La théorie des vitres brisées, rendue fameuse par l’écrivain Malcom Gladwell, argumente que l’environnement influe sur le comportement de l’individu. Les enfants qui vivaient dans un quartier industriel de New York avaient l’habitude de jeter des cailloux sur les vitres des entrepôts pour s’amuser. Ceux-ci n’étaient jamais réparés. A quoi bon disait-on? Jusqu’au jour où quelqu’un décida que tout carreau brisé serait immédiatement remplacé. Graduellement, les bris de verre diminuèrent pour disparaitre entièrement. Nulle part est ce principe plus vrai que dans une banque. Si l’atmosphère est au laisser-aller, tout le monde s’y met. Les contrôles se relâchent, les erreurs se multiplient, les cravates restent à la maison et les clients traités par dessus la jambe. Il se fait que les affaires d’argent s’accommodent mal d’une attitude dilettante, car les clients le sentent tout de suite. Un vieux banquier avait coutume de dire “quand je vois un agent mal rasé derrière un comptoir, quand je vois des toilettes sales ou que j’entends un téléphone sonner sans que personne ne prenne la peine d’y répondre, je sais qu’il y a des problèmes dans le portefeuille de crédit”.

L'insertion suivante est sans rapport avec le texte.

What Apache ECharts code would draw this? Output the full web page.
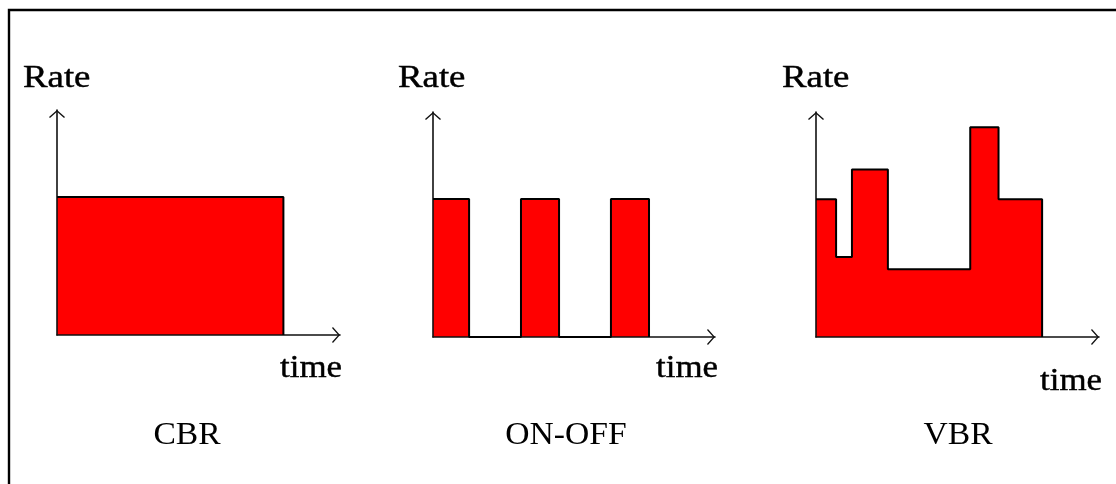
<!DOCTYPE html>
<html>
<head>
<meta charset="utf-8">
<title>CBR / ON-OFF / VBR</title>
<script src="https://cdn.jsdelivr.net/npm/echarts@6/dist/echarts.min.js"></script>
<style>
  html, body { margin: 0; padding: 0; background: #fff; }
  #chart { width: 1116px; height: 484px; }
</style>
</head>
<body>
<div id="chart"></div>
<script>
// Traffic profiles: each pair of arrays is a step function (time -> rate),
// the rate holds from one time point until the next one.
const panelNames = ['CBR', 'ON-OFF', 'VBR'];
const rateLabel = 'Rate';
const timeLabel = 'time';

const cbrTime = [0, 8];
const cbrRate = [61.3, 0];

const onOffTime = [0, 1.28, 3.12, 4.47, 6.31, 7.66];
const onOffRate = [61.3, 0, 61.3, 0, 61.3, 0];

const vbrTime = [0, 0.71, 1.27, 2.54, 5.45, 6.45, 7.99];
const vbrRate = [61.2, 35.6, 74.5, 30.1, 93.2, 61.2, 0];

const timeMax = 10;
const rateMax = 100;

const profiles = [
  { time: cbrTime, rate: cbrRate },
  { time: onOffTime, rate: onOffRate },
  { time: vbrTime, rate: vbrRate }
];

// panel frames (pixels)
const frames = [
  { left: 57,  top: 110, width: 283, height: 225 },
  { left: 433, top: 112, width: 282, height: 225 },
  { left: 816, top: 112, width: 283, height: 225 }
];

// open chevron used as the axis arrow head (tip at the top)
const chevron = 'path://M50,0 L100,44 L94,50 L50,11 L6,50 L0,44 Z';
const serif = '"Liberation Serif", "Times New Roman", "DejaVu Serif", serif';

function axisLine() {
  return {
    show: true,
    onZero: false,
    symbol: ['none', chevron],
    symbolSize: [16, 8],
    symbolOffset: [0, -4],
    lineStyle: { color: '#111', width: 1.6 }
  };
}

const grids = frames.map(f => Object.assign({ containLabel: false }, f));

const xAxes = frames.map((f, i) => ({
  type: 'value', gridIndex: i, min: 0, max: timeMax, z: 3,
  axisLine: axisLine(), axisTick: { show: false },
  axisLabel: { show: false }, splitLine: { show: false }
}));

const yAxes = frames.map((f, i) => ({
  type: 'value', gridIndex: i, min: 0, max: rateMax, z: 3,
  axisLine: axisLine(), axisTick: { show: false },
  axisLabel: { show: false }, splitLine: { show: false }
}));

const series = profiles.map((p, i) => ({
  name: panelNames[i],
  type: 'line',
  xAxisIndex: i,
  yAxisIndex: i,
  step: 'end',
  symbol: 'none',
  showSymbol: false,
  silent: true,
  data: p.time.map((t, k) => [t, p.rate[k]]),
  lineStyle: { color: '#000', width: 2 },
  itemStyle: { color: '#ff0000' },
  areaStyle: { color: '#ff0000', opacity: 1 }
}));

function label(text, x, y, size, sx, align, heavy) {
  return {
    type: 'text',
    x: x, y: y,
    scaleX: sx,
    silent: true,
    style: {
      text: text,
      x: 0, y: 0,
      font: size + 'px ' + serif,
      fill: '#000',
      stroke: heavy ? '#000' : null,
      lineWidth: heavy ? 0.45 : 0,
      align: align || 'left',
      verticalAlign: 'middle'
    }
  };
}

const graphics = [
  // page frame (top and left edges)
  {
    type: 'polyline', silent: true,
    shape: { points: [[9, 484], [9, 10], [1116, 10]] },
    style: { stroke: '#000', lineWidth: 2.4, fill: null }
  }
];

const rateX = [23, 398, 782];
const timeX = [280, 656, 1040];
const timeY = [369, 369, 382];
const nameX = [187, 566, 958];
for (let i = 0; i < 3; i++) {
  graphics.push(label(rateLabel, rateX[i], 79, 32, 1.15, 'left', true));
  graphics.push(label(timeLabel, timeX[i], timeY[i], 32, 1.09, 'left', true));
  graphics.push(label(panelNames[i], nameX[i], 436, 32, 1.05, 'center', false));
}

const chart = echarts.init(document.getElementById('chart'), null, { renderer: 'canvas' });
chart.setOption({
  animation: false,
  backgroundColor: '#fff',
  grid: grids,
  xAxis: xAxes,
  yAxis: yAxes,
  series: series,
  graphic: graphics
});
</script>
</body>
</html>
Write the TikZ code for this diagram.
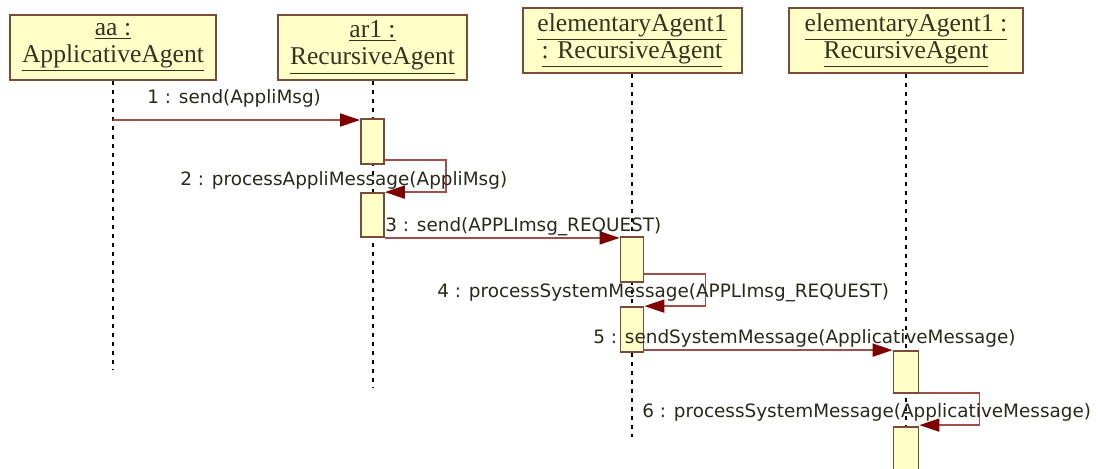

Mais la principale leçon d’une longue carrière, reste que l’être humain fondamentalement veut bien faire. C’est un trait que partage l’homme d’où qu’il vienne. La satisfaction de l’employé et sa productivité sont à leur summum quand il a le sentiment de connaitre le succès. Telle est la nature humaine. Il échoit au management de créer les conditions qui permette cela, car gérer ne consiste pas à tirer le maximum de ses gens, mais de les aider à découvrir qu’ils sont vraiment bons.